The hidden geometry of learning: Neural networks think alike

March 27th, 2024

This story is by Ian Scheffler. Read more at Penn Engineering Today.

New research by Penn engineers illuminates the inner workings of neural networks, opening the possibility of developing hyper-efficient algorithms that could classify images in a fraction of the time.

Penn Engineers have uncovered an unexpected pattern in how neural networks—the systems leading today’s AI revolution—learn, suggesting an answer to one of the most important unanswered questions in AI: why these methods work so well.

Inspired by biological neurons, neural networks are computer programs that take in data and train themselves by repeatedly making small modifications to the weights or parameters that govern their output, much like neurons adjusting their connections to one another. The final result is a model that allows the network to predict on data it has not seen before. Neural networks are being used today in essentially all fields of science and engineering, from medicine to cosmology, identifying potentially diseased cells and discovering new galaxies.

In a new paper published in the Proceedings of the National Academy of Sciences (PNAS), Pratik Chaudhari, assistant professor in electrical and systems engineering (ESE) and core faculty at the General Robotics, Automation, Sensing and Perception (GRASP) Lab, and co-authors show that neural networks, no matter their design, size or training recipe, follow the same route from ignorance to truth when presented with images to classify. 

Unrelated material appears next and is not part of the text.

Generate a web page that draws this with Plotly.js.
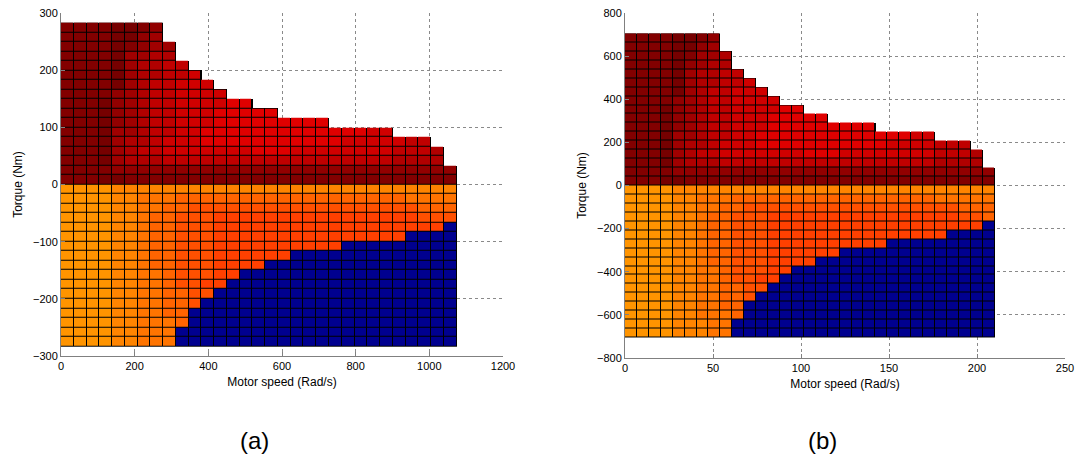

“Suppose the task is to identify pictures of cats and dogs,” says Chaudhari. “You might use the whiskers to classify them, while another person might use the shape of the ears—you would presume that different networks would use the pixels in the images in different ways, and some networks certainly achieve better results than others, but there is a very strong commonality in how they all learn. This is what makes the result so surprising.”

The result not only illuminates the inner workings of neural networks, but gestures toward the possibility of developing hyper-efficient algorithms that could classify images in a fraction of the time, at a fraction of the cost. Indeed, one of the highest costs associated with AI is the immense computational power required to develop neural networks. “These results suggest that there may exist new ways to train them,” says Chaudhari.